Worries over cleanliness are dispelled by the ozone cleaning system which destroys all bacteria, and is less polluting than ordinary dry cleaning. However, I do of course realise that rent-worthy events are rare right now! The ripple effect of all of this is being felt far and wide. Luxury designers are reconsidering the need for so many “seasons”, and the fact that they are so out of line with our real seasons that we get swimwear deliveries in November, and coats in June. What sense does that make to anyone? There is an industry quietly building that utilises waste from the existing clothing production processes, and repurposes it into super cool swimwear and sleek, minimal bags. There are exciting new collaborations between scientists and fashion designers, producing jackets that photosynthesise – absorbing carbon and producing oxygen whilst being worn.
More than plastic visors at the till and staggered entry at your local department store, this is the real future of fashion, the true opportunity for an exciting rethink of a retail industry that was old and tired. But it will take a little more time to get there. In the meantime, we must consider our purchases carefully, not only what do we really need, but which brands do we want to support, which brands uphold our values, and how did they behave in the time of crisis? Many will not survive, so we must spend wisely. It’s much more beneficial for a brand to now sell through its own website and not through a third party, as they have to pay up to 30 per cent of the price to the department store or online brand store. So shop directly if you can, even if the delivery offered isn’t quite as quick.

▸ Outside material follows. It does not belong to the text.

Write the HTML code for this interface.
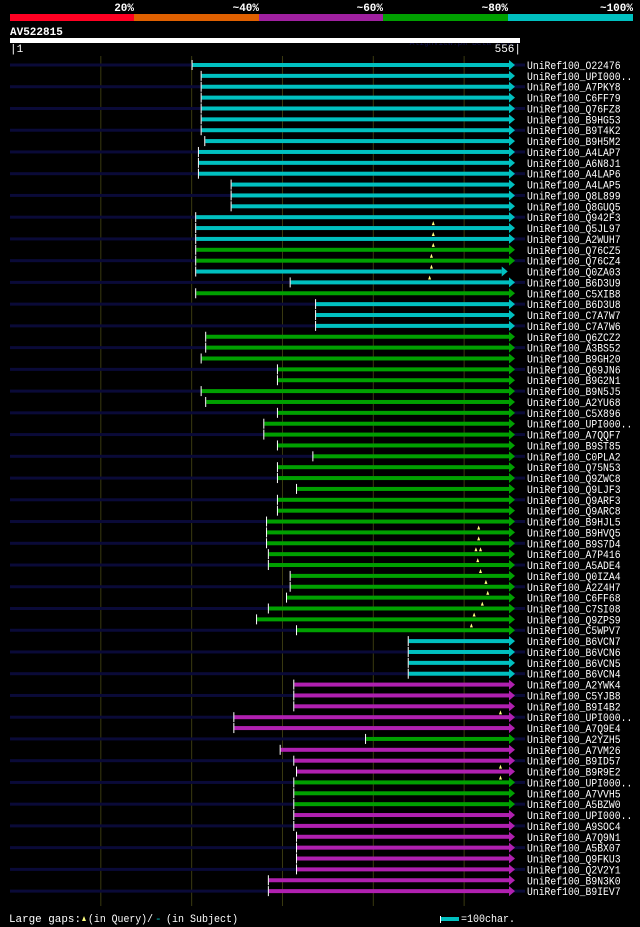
<!DOCTYPE html>
<html><head><meta charset="utf-8"><style>
html,body{margin:0;padding:0;background:#000;}
svg{display:block;}
text{font-family:"Liberation Mono",monospace;}
</style></head><body>
<svg id="c" width="640" height="927" viewBox="0 0 640 927">
<g>
<rect x="10" y="14" width="124" height="7" fill="#ff0022"/>
<rect x="134" y="14" width="125" height="7" fill="#e06000"/>
<rect x="259" y="14" width="124" height="7" fill="#a020a0"/>
<rect x="383" y="14" width="125" height="7" fill="#00a000"/>
<rect x="508" y="14" width="125" height="7" fill="#00c0c0"/>
<text x="134" y="11" fill="#fff" font-size="11" font-weight="bold" text-anchor="end">20%</text>
<text x="259" y="11" fill="#fff" font-size="11" font-weight="bold" text-anchor="end">~40%</text>
<text x="383" y="11" fill="#fff" font-size="11" font-weight="bold" text-anchor="end">~60%</text>
<text x="508" y="11" fill="#fff" font-size="11" font-weight="bold" text-anchor="end">~80%</text>
<text x="633" y="11" fill="#fff" font-size="11" font-weight="bold" text-anchor="end">~100%</text>
</g>
<text x="10" y="35" fill="#fff" font-size="11" font-weight="bold">AV522815</text>
<text x="520" y="45" fill="#10104a" font-size="8" text-anchor="end">AlignView.pm Beta rel.7</text>
<rect x="10" y="38" width="510" height="5" fill="#fff"/>
<text x="10" y="52" fill="#fff" font-size="11">|1</text>
<text x="521" y="52" fill="#fff" font-size="11" text-anchor="end">556|</text>
<g id="grid"></g>
<g id="rows"></g>
<g>
<text x="9" y="922" fill="#fff" font-size="11" textLength="72" lengthAdjust="spacingAndGlyphs">Large gaps:</text>
<path d="M82 921 l2 -5 l2 5z" fill="#ffff80"/>
<text x="88" y="922" fill="#fff" font-size="11" textLength="65" lengthAdjust="spacingAndGlyphs">(in Query)/</text>
<text x="155" y="922" fill="#00c0c0" font-size="11">-</text>
<text x="166" y="922" fill="#fff" font-size="11" textLength="72" lengthAdjust="spacingAndGlyphs">(in Subject)</text>
<rect x="440" y="916" width="1" height="7" fill="#fff"/>
<rect x="441" y="917" width="18" height="4" fill="#00c0c0"/>
<text x="461" y="922" fill="#fff" font-size="11" textLength="54" lengthAdjust="spacingAndGlyphs">=100char.</text>
</g>
</svg>
<script>
const qLen = 556;
const labels = ["O22476","UPI000..","A7PKY8","C6FF79","Q76FZ8","B9HG53","B9T4K2","B9H5M2","A4LAP7","A6N8J1","A4LAP6","A4LAP5","Q8L899","Q8GUQ5","Q942F3","Q5JL97","A2WUH7","Q76CZ5","Q76CZ4","Q0ZA03","B6D3U9","C5XIB8","B6D3U8","C7A7W7","C7A7W6","Q6ZCZ2","A3BS52","B9GH20","Q69JN6","B9G2N1","B9N5J5","A2YU68","C5X896","UPI000..","A7QQF7","B9ST85","C0PLA2","Q75N53","Q9ZWC8","Q9LJF3","Q9ARF3","Q9ARC8","B9HJL5","B9HVQ5","B9S7D4","A7P416","A5ADE4","Q0IZA4","A2Z4H7","C6FF68","C7SI08","Q9ZPS9","C5WPV7","B6VCN7","B6VCN6","B6VCN5","B6VCN4","A2YWK4","C5YJB8","B9I4B2","UPI000..","A7Q9E4","A2YZH5","A7VM26","B9ID57","B9R9E2","UPI000..","A7VVH5","A5BZW0","UPI000..","A9SOC4","A7Q9N1","A5BX07","Q9FKU3","Q2V2Y1","B9N3K0","B9IEV7"];
const starts = [201,211,211,211,211,211,211,215,208,208,208,244,244,244,205,205,205,205,205,205,309,205,337,337,337,216,216,211,295,295,211,216,295,280,280,295,334,295,295,316,295,295,283,283,283,285,285,309,309,305,285,272,316,439,439,439,439,313,313,313,247,247,392,298,313,316,313,313,313,313,313,316,316,316,316,285,285];
const ends = [556,556,556,556,556,556,556,556,556,556,556,556,556,556,556,556,556,556,556,548,556,556,556,556,556,556,556,556,556,556,556,556,556,556,556,556,556,556,556,556,556,556,556,556,556,556,556,556,556,556,556,556,556,556,556,556,556,556,556,556,556,556,556,556,556,556,556,556,556,556,556,556,556,556,556,556,556];
const classes = ["c","c","c","c","c","c","c","c","c","c","c","c","c","c","c","c","c","g","g","c","c","g","c","c","c","g","g","g","g","g","g","g","g","g","g","g","g","g","g","g","g","g","g","g","g","g","g","g","g","g","g","g","g","c","c","c","c","m","m","m","m","m","g","m","m","m","g","g","g","m","m","m","m","m","m","m","m"];
const gapRows = [14,15,16,17,18,19,42,43,44,44,45,46,47,48,49,50,51,59,64,65];
const gapPos = [466,466,466,464,464,462,516,516,513,518,515,518,524,526,520,511,508,540,540,540];
const gridTicks = [100,200,300,400,500];
const colors = {c:"#00c0c0", g:"#00a000", m:"#b020b0"};
const X0 = 10, X1 = 515, Y0 = 65, DY = 10.87;
const NS = "http://www.w3.org/2000/svg";
function xs(r){ return X0 + (r/qLen)*(X1-X0); }
function ys(i){ return Y0 + i*DY; }
function mk(t,a,p){ const e=document.createElementNS(NS,t); for(const k in a) e.setAttribute(k,a[k]); p.appendChild(e); return e; }
const grid = document.getElementById('grid');
gridTicks.forEach(t=>{
  const l = mk('line',{x1:xs(t),x2:xs(t),y1:56,y2:906,stroke:"#3a3a10","stroke-width":1},grid);
  
  
});
const rows = document.getElementById('rows');
labels.forEach((lab,i)=>{
  const y = ys(i);
  const g = mk('g',{},rows);
  
  
  if(i%2===0){ mk('rect',{x:X0,y:y-1.5,width:525-X0,height:3,fill:"#0a0a38"},g); }
  const col = colors[classes[i]];
  const sx = xs(starts[i]), ex = xs(ends[i]);
  mk('rect',{x:sx,y:y-2,width:ex-6-sx,height:4,fill:col},g);
  mk('path',{d:`M${ex-6} ${y-5} L${ex} ${y} L${ex-6} ${y+5}Z`,fill:col},g);
  mk('rect',{x:sx-1,y:y-5,width:1,height:10,fill:"#fff"},g);
  const s = "UniRef100_"+lab;
  const t = mk('text',{x:527,y:y+4,fill:"#fff","font-size":"11",textLength:(s.length*5.85).toFixed(1),lengthAdjust:"spacingAndGlyphs"},g);
  t.textContent = s;
});
gapRows.forEach((r,k)=>{
  const x = xs(gapPos[k]), y = ys(r)+4;
  const p = mk('path',{d:`M${x-1.5} ${y+4} L${x} ${y} L${x+1.5} ${y+4}Z`,fill:"#ffff80"},rows);
  
  
});
</script>
</body></html>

Local shopping has also made something of a comeback. While at the beginning of lockdown this may have come in the form of the return of the corner shop, now at the end of lockdown could this see a revival of the local boutique?
It feels much safer than risking public transport to get to the centre of town, so if there is a local store that you love, support them when they reopen. They will desperately need your business, and will be hugely grateful to see you and your cash.
I love fashion, but don’t love what it had become before lockdown happened. Wouldn’t it be wonderful if the new normal isn’t just what we did before with the added headache of longer queues, shut changing rooms and hand sanitiser at the door? Wouldn’t it be better instead if it was a return to the old kind of relationship we had with clothing; where something was valued and treasured, instead of worn then discarded without a thought.
6 ways a shopping trip will look different after lockdown, by Tamara Abraham
Much like supermarkets, many retailers will insist on a specific route through the store in an effort to maintain social distancing. There will also likely be a limit to the number of shoppers in-store, so expect to queue outside if a shop is at capacity.
Some shops will require customers to don a face mask and use hand sanitiser upon entering. Staff will probably be wearing masks and gloves, and will use hand sanitiser before assisting each customer. We’ll see dispensers stationed across each store for both staff and customers.
If fitting rooms are open at all, only every other cubicle will be open in order to maintain social distancing.
Expect any tried-on clothes and shoes to be quarantined for up to 72 hours before they are returned to the shop floor. The same process will apply to online returns.
In need of a new pair of summer sandals? We’ll have to use (more) hand sanitiser before touching any products and wear disposable pop socks before trying them on.
Checkouts will be fitted with “sneeze guards”: perspex screens to protect the customer and the cashier. Many retailers also insist on card transactions only to reduce the risk of infection in handling cash.